- **Work to complete**
Starting at the first line of the listing below, retype each line up to and including the one that contains "const yTicks = [580.4, 580.6, 580.8, 581.0, 581.2];". Leave pictures out.

++++ Information supplied ++++

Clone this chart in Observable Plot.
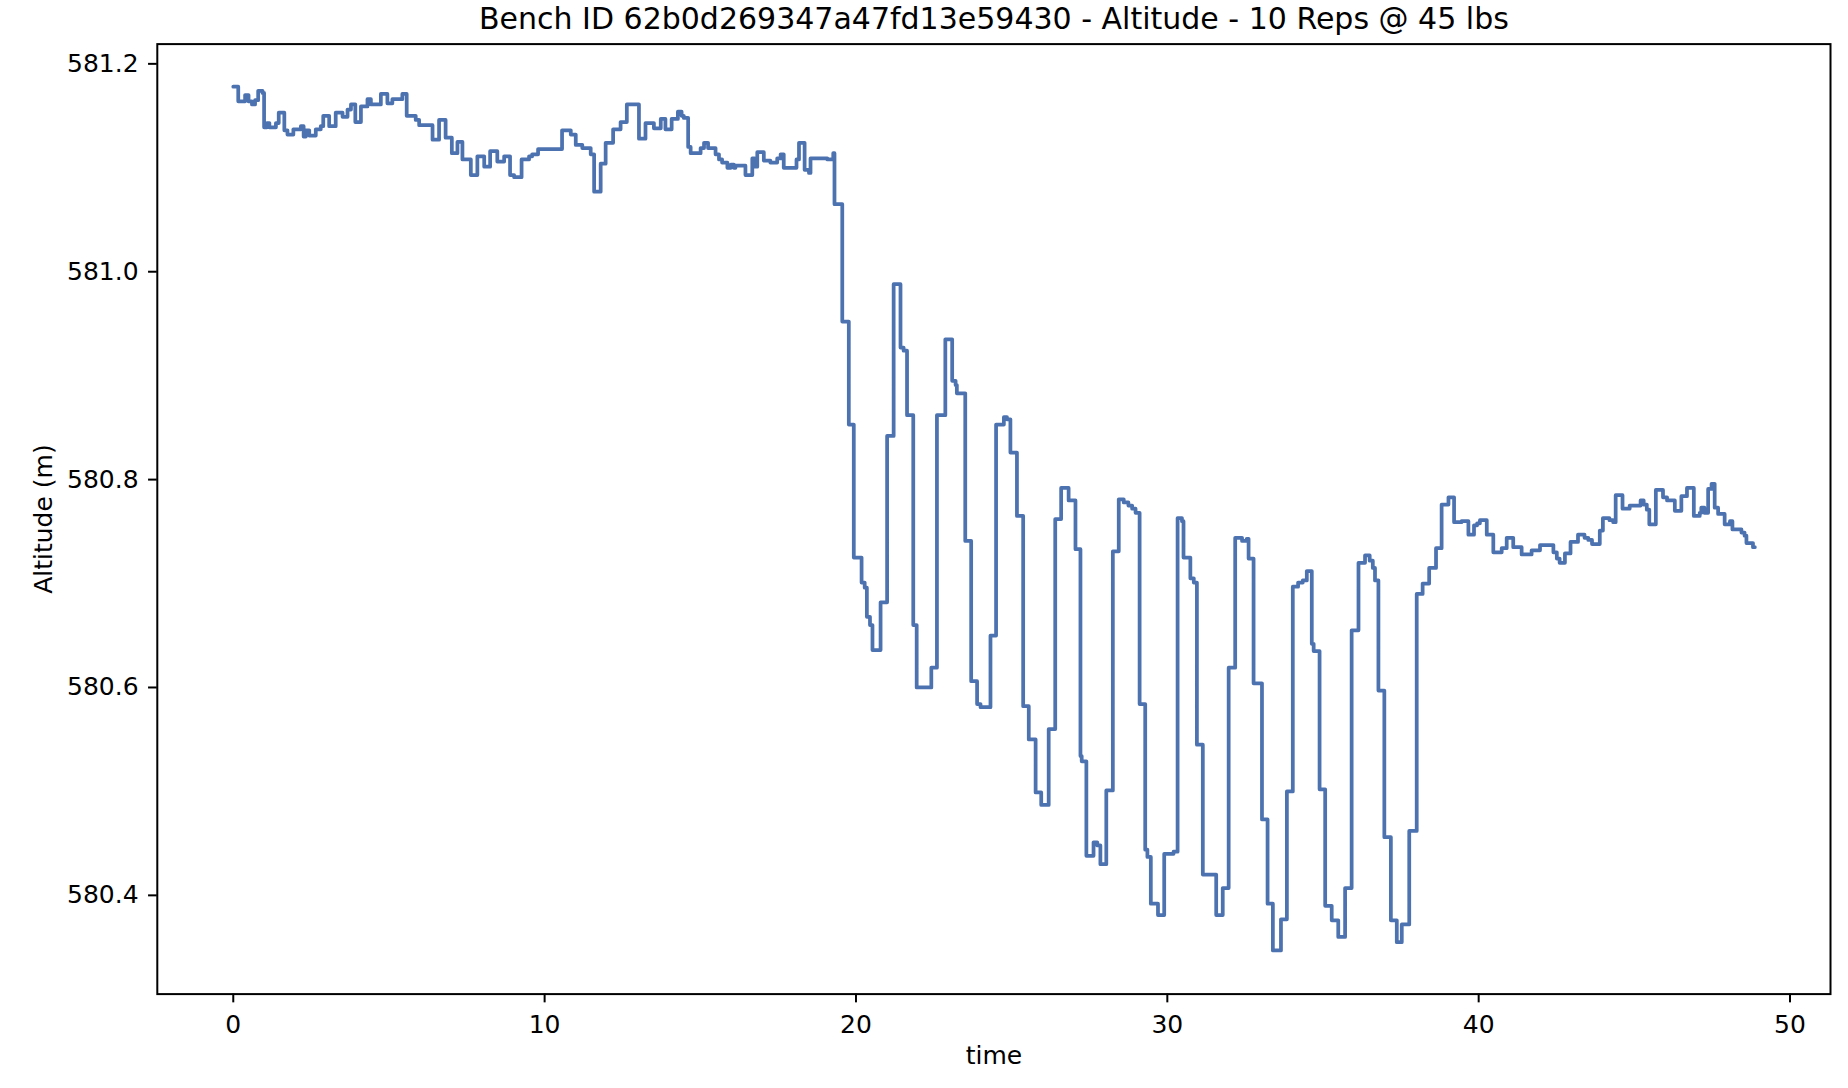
<!DOCTYPE html>
<html><head><meta charset="utf-8">
<script src="https://cdn.jsdelivr.net/npm/d3@7"></script>
<script src="https://cdn.jsdelivr.net/npm/@observablehq/plot@0.6"></script>
<style>body{margin:0;background:#fff}</style>
</head><body><div id="chart"></div>
<script>
const chartTitle = "Bench ID 62b0d269347a47fd13e59430 - Altitude - 10 Reps @ 45 lbs";
const xLabel = "time";
const yLabel = "Altitude (m)";
const xTicks = [0, 10, 20, 30, 40, 50];
const yTicks = [580.4, 580.6, 580.8, 581.0, 581.2];

// change points of the altitude trace (value holds until the next time)
const times = [
  0, 0.16, 0.38, 0.49, 0.60, 0.70, 0.80, 0.94, 0.99, 1.08, 1.16, 1.37, 1.46, 1.64, 1.74, 1.93,
  2.17, 2.26, 2.33, 2.44, 2.65, 2.81, 2.89, 3.08, 3.29, 3.51, 3.67, 3.78, 3.92, 4.10, 4.31, 4.42,
  4.74, 4.95, 5.11, 5.43, 5.57, 5.86, 5.97, 6.40, 6.61, 6.82, 7.02, 7.20, 7.36, 7.63, 7.84, 8.06,
  8.25, 8.48, 8.70, 8.89, 9.02, 9.26, 9.50, 9.60, 9.79, 10.56, 10.84, 11.00, 11.21, 11.48, 11.59,
  11.80, 11.96, 12.20, 12.44, 12.64, 13.03, 13.24, 13.51, 13.73, 13.88, 14.08, 14.28, 14.40, 14.47,
  14.61, 14.69, 15.01, 15.12, 15.25, 15.49, 15.60, 15.70, 15.87, 15.98, 16.08, 16.13, 16.45, 16.67,
  16.75, 16.83, 17.04, 17.25, 17.47, 17.58, 17.68, 18.09, 18.17, 18.35, 18.49, 18.54, 19.08, 19.27,
  19.31, 19.56, 19.77, 19.93, 20.18, 20.28, 20.35, 20.45, 20.53, 20.79, 21.00, 21.21, 21.43, 21.53,
  21.64, 21.84, 21.95, 22.42, 22.60, 22.87, 23.09, 23.20, 23.24, 23.51, 23.70, 23.89, 24.00, 24.32,
  24.50, 24.75, 24.85, 24.96, 25.17, 25.37, 25.55, 25.77, 25.95, 26.19, 26.40, 26.59, 26.83, 27.05,
  27.21, 27.25, 27.40, 27.63, 27.75, 27.85, 28.04, 28.25, 28.44, 28.60, 28.75, 28.87, 28.98, 29.11,
  29.29, 29.36, 29.47, 29.70, 29.90, 30.20, 30.33, 30.47, 30.52, 30.74, 30.85, 30.95, 31.14, 31.57,
  31.78, 31.97, 32.18, 32.40, 32.55, 32.61, 32.77, 33.04, 33.22, 33.39, 33.65, 33.84, 34.03, 34.20,
  34.35, 34.48, 34.64, 34.70, 34.89, 35.07, 35.28, 35.49, 35.71, 35.92, 36.14, 36.35, 36.50, 36.60,
  36.67, 36.78, 36.97, 37.18, 37.37, 37.53, 37.77, 38.01, 38.20, 38.41, 38.63, 38.81, 39.03, 39.21,
  39.45, 39.67, 39.85, 39.95, 40.04, 40.26, 40.47, 40.74, 40.90, 41.11, 41.38, 41.70, 41.97, 42.40,
  42.51, 42.60, 42.77, 42.95, 43.19, 43.40, 43.52, 43.64, 43.89, 43.99, 44.20, 44.32, 44.40, 44.62,
  44.85, 45.20, 45.30, 45.40, 45.48, 45.69, 45.92, 46.05, 46.30, 46.51, 46.69, 46.91, 47.10, 47.15,
  47.25, 47.37, 47.48, 47.58, 47.69, 47.90, 48.07, 48.15, 48.44, 48.54, 48.60, 48.81, 48.87
];
const altitude = [
  581.178, 581.164, 581.170, 581.164, 581.161, 581.165, 581.174, 581.172, 581.139, 581.143, 581.139, 581.143, 581.153, 581.136, 581.132, 581.137,
  581.140, 581.130, 581.136, 581.131, 581.137, 581.140, 581.150, 581.140, 581.153, 581.149, 581.156, 581.161, 581.144, 581.159, 581.166, 581.161,
  581.171, 581.162, 581.166, 581.171, 581.150, 581.146, 581.141, 581.127, 581.146, 581.129, 581.114, 581.125, 581.108, 581.093, 581.111, 581.101,
  581.116, 581.106, 581.111, 581.093, 581.091, 581.108, 581.111, 581.113, 581.118, 581.136, 581.132, 581.122, 581.119, 581.113, 581.077,
  581.104, 581.124, 581.137, 581.144, 581.161, 581.128, 581.143, 581.138, 581.147, 581.137, 581.147, 581.154, 581.150, 581.148,
  581.120, 581.114, 581.119, 581.124, 581.119, 581.113, 581.108, 581.105, 581.100, 581.103, 581.100, 581.102, 581.093, 581.109,
  581.101, 581.115, 581.107, 581.105, 581.109, 581.113, 581.100, 581.108, 581.124, 581.098, 581.095, 581.109, 581.108, 581.114,
  581.065, 580.952, 580.853, 580.725, 580.701, 580.696, 580.668, 580.660, 580.636, 580.682, 580.842, 580.988, 580.927, 580.924,
  580.862, 580.660, 580.600, 580.619, 580.862, 580.935, 580.895, 580.891, 580.883, 580.741, 580.606, 580.584, 580.581, 580.650,
  580.853, 580.860, 580.858, 580.826, 580.765, 580.582, 580.550, 580.499, 580.487, 580.560, 580.762, 580.792, 580.780, 580.733,
  580.534, 580.529, 580.438, 580.451, 580.448, 580.430, 580.501, 580.731, 580.781, 580.778, 580.775, 580.772, 580.768, 580.584,
  580.444, 580.437, 580.392, 580.381, 580.440, 580.442, 580.763, 580.760, 580.725, 580.705, 580.701, 580.545, 580.420, 580.381,
  580.407, 580.619, 580.744, 580.741, 580.743, 580.724, 580.604, 580.473, 580.392, 580.347, 580.377, 580.500, 580.697, 580.701,
  580.703, 580.712, 580.642, 580.635, 580.502, 580.390, 580.376, 580.360, 580.407, 580.655, 580.720, 580.727, 580.722, 580.715,
  580.703, 580.597, 580.456, 580.376, 580.355, 580.372, 580.462, 580.690, 580.700, 580.715, 580.734, 580.776, 580.783, 580.759,
  580.760, 580.747, 580.756, 580.758, 580.761, 580.747, 580.730, 580.734, 580.744, 580.735, 580.728, 580.732, 580.737, 580.730,
  580.724, 580.720, 580.729, 580.740, 580.747, 580.744, 580.742, 580.738, 580.751, 580.763, 580.761, 580.759, 580.785, 580.772,
  580.775, 580.780, 580.776, 580.771, 580.757, 580.790, 580.783, 580.780, 580.770, 580.784, 580.792, 580.765, 580.768, 580.773,
  580.768, 580.791, 580.796, 580.773, 580.767, 580.757, 580.760, 580.752, 580.749, 580.746, 580.739, 580.735, 580.735
];

const data = times.map((t, i) => ({time: t, alt: altitude[i]}));
const xDomain = [-2.44, 51.30];
const yDomain = [580.305, 581.219];
const fs = 25;

const chart = Plot.plot({
  width: 1848,
  height: 1088,
  marginTop: 43.6,
  marginBottom: 94.4,
  marginLeft: 156.8,
  marginRight: 18,
  style: {fontFamily: "'DejaVu Sans', sans-serif", fontSize: fs + "px", color: "#000", background: "#fff"},
  x: {domain: xDomain},
  y: {domain: yDomain},
  marks: [
    Plot.lineY(data, {x: "time", y: "alt", curve: "step-after", stroke: "#4c72b0", strokeWidth: 3.75}),
    Plot.frame({stroke: "#000", strokeWidth: 2}),
    Plot.axisX({ticks: xTicks, tickSize: 8.75, tickPadding: 12, label: null, fontSize: fs, strokeWidth: 2}),
    Plot.axisY({ticks: yTicks, tickFormat: d => d.toFixed(1), tickSize: 8.75, tickPadding: 10, label: null, fontSize: fs, strokeWidth: 2}),
    Plot.text([chartTitle], {text: d => d, frameAnchor: "top", dy: -15, lineAnchor: "bottom", fontSize: 30}),
    Plot.text([yLabel], {text: d => d, x: () => xDomain[0], y: () => (yDomain[0] + yDomain[1]) / 2, dx: -105, rotate: -90, textAnchor: "middle", lineAnchor: "bottom", fontSize: fs}),
    Plot.text([xLabel], {text: d => d, frameAnchor: "bottom", dy: 70, lineAnchor: "bottom", fontSize: fs})
  ]
});
document.getElementById("chart").appendChild(chart);
</script>
</body></html>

++++

- **Answer in full**
Clone this chart in Observable Plot.
<!DOCTYPE html>
<html><head><meta charset="utf-8">
<script src="https://cdn.jsdelivr.net/npm/d3@7"></script>
<script src="https://cdn.jsdelivr.net/npm/@observablehq/plot@0.6"></script>
<style>body{margin:0;background:#fff}</style>
</head><body><div id="chart"></div>
<script>
const chartTitle = "Bench ID 62b0d269347a47fd13e59430 - Altitude - 10 Reps @ 45 lbs";
const xLabel = "time";
const yLabel = "Altitude (m)";
const xTicks = [0, 10, 20, 30, 40, 50];
const yTicks = [580.4, 580.6, 580.8, 581.0, 581.2];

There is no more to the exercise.